The intuition behind this process is that the subsequent weak learners are trained on the instances that the previous learners have not predicted correctly, so they can learn to correct the errors made by the previous learners. The final ensemble of weak learners is able to capture the complex non-linear relationships in the data set and make accurate predictions.

### Q7. What are the steps involved in constructing the mathematical intuition of Gradient Boosting
algorithm?

The mathematical intuition behind Gradient Boosting algorithm can be broken down into the following steps:

Initialize the model with a constant value: The first step is to initialize the model with a constant value, usually the mean of the target variable. This constant value represents the initial prediction for all observations.

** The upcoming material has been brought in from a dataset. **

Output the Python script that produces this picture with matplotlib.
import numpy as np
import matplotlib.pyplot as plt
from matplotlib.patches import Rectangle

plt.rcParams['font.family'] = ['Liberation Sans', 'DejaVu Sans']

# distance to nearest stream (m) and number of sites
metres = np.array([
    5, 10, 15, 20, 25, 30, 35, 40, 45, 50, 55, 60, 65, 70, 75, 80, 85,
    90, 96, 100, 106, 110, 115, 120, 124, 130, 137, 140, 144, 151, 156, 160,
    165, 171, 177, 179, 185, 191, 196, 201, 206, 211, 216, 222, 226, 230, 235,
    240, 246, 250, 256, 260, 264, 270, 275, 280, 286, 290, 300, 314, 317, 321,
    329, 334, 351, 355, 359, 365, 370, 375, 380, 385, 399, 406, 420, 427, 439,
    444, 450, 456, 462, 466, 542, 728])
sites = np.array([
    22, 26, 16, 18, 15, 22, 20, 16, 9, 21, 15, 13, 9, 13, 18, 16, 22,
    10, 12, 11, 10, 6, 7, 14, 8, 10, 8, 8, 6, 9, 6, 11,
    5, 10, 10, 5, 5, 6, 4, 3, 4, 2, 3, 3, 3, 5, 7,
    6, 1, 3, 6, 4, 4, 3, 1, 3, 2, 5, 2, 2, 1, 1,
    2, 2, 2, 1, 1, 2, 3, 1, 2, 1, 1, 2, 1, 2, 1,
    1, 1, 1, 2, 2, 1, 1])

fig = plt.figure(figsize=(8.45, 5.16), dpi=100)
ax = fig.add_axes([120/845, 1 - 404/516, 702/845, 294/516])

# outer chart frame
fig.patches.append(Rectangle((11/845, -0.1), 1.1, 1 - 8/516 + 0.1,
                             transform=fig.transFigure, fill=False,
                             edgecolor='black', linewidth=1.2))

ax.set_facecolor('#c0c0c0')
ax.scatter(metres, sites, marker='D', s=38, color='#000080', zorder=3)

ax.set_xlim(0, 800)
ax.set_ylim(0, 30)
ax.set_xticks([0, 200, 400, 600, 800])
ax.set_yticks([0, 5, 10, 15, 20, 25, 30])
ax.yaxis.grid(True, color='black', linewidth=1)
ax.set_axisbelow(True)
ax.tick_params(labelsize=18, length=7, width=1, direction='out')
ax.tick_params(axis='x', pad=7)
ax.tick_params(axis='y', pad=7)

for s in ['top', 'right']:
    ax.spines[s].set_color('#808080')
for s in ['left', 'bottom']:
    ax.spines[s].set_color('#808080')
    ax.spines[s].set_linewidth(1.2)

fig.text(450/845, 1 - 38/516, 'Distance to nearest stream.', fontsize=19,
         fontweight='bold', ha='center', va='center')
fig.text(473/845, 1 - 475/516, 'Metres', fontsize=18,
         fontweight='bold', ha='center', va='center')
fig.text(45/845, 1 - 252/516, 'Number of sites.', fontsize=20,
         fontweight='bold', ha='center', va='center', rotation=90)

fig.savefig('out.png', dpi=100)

Compute the residuals: The next step is to compute the residuals by subtracting the predicted values from the actual target values. The residuals represent the difference between the true value and the predicted value.

Train a weak learner on the residuals: A weak learner is trained on the residuals to learn the patterns in the data that were not captured by the previous model. The weak learner is trained to minimize the residual error.

Update the model: The weak learner's prediction is added to the existing model, and this updated model is used to predict the target variable. The new predictions are computed by adding the weak learner's prediction to the previous predictions.

Repeat steps 2-4: The process is repeated until a stopping criterion is met, such as a maximum number of iterations or a minimum improvement in the loss function.

Combine the weak learners: Finally, the weak learners are combined to form the final prediction model. The final prediction is computed as the sum of the initial prediction and the predictions of all the weak learners.

The key idea behind Gradient Boosting algorithm is to iteratively improve the prediction by training a series of weak learners on the residuals of the previous model. By doing so, the algorithm is able to capture the complex interactions between the variables and improve the accuracy of the prediction.